Finance ministers and centrals bankers are also expected to talk about the increased market volatility that has surfaced since they last met in Washington in April. Emerging markets have suffered higher volatility in capital flows and exchange rates and the instability warrants a discussion in Moscow, added the unnamed Canadian official.
The person enthused that several factors were responsible for fuelling volatility across global markets, not just the Fed's plan on tapering QE and that Canada would support policies that aid the US economic recovery.
G20 to Address China's Imbalanced Economy
The G20 will also want to hear from China this weekend about its plans to deal with the imbalances in its economy.
G20 officials are also set to discuss inadequate structural reforms in Japan, and elsewhere in the world. Japan needs to eliminate rigidities in its labour and farm markets.
The Canadian official refused to say whether Ottawa or the G20 would join the raft of criticism.
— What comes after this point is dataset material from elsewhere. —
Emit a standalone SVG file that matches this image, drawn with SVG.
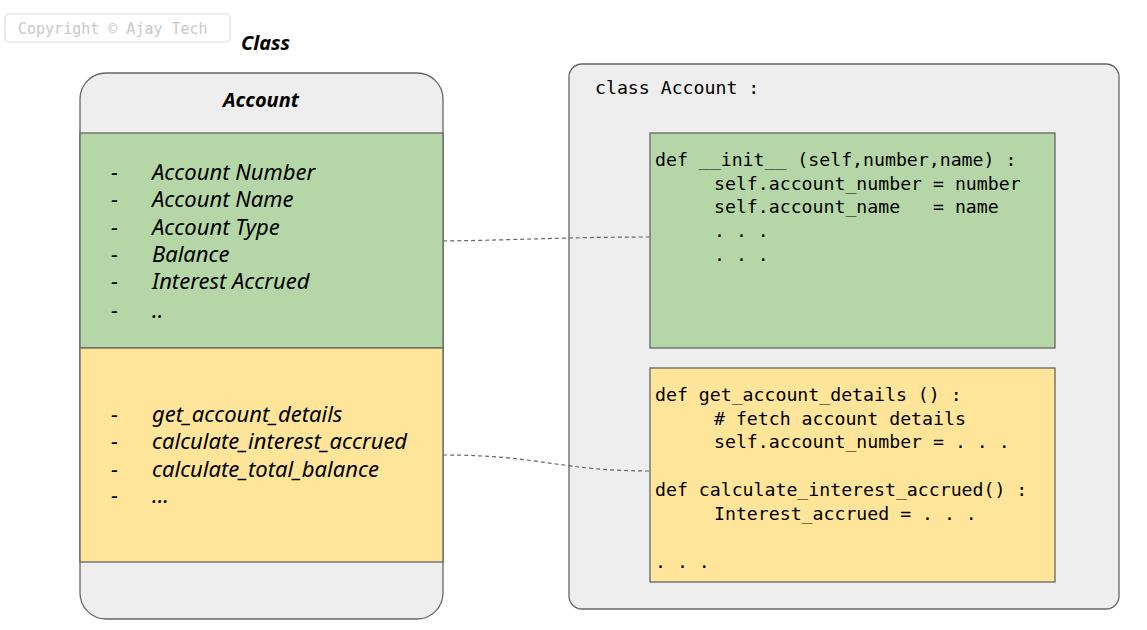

Fed chief Ben Bernanke will testify to Congress later today and his testimony could provide hints about the future pace of the central bank's $85bn (€65bn, £56bn) a month bond-buying program.
Economic data shows the world's leading economy is improving and several economists believe it is ready for a cutback in monetary stimulus. However, critics say that this could lead to a detrimental knock-on effect for emerging markets.
A cutback in QE would raise bond yields in the US, which in turn would raise eurozone rates and suck out money from emerging markets. A sudden withdrawal of foreign funds from emerging markets could also be catastrophic, which has happened before, during the Asian and Russian financial crisis of 1997 and 1998 respectively.
The G20 brings together finance ministers and central bank governors from 19 countries: Argentina, Australia, Brazil, Canada, China, France, Germany, India, Indonesia, Italy, Japan, South Korea, Mexico, Russia, Saudi Arabia, South Africa, Turkey, the UK, the US and the European Union.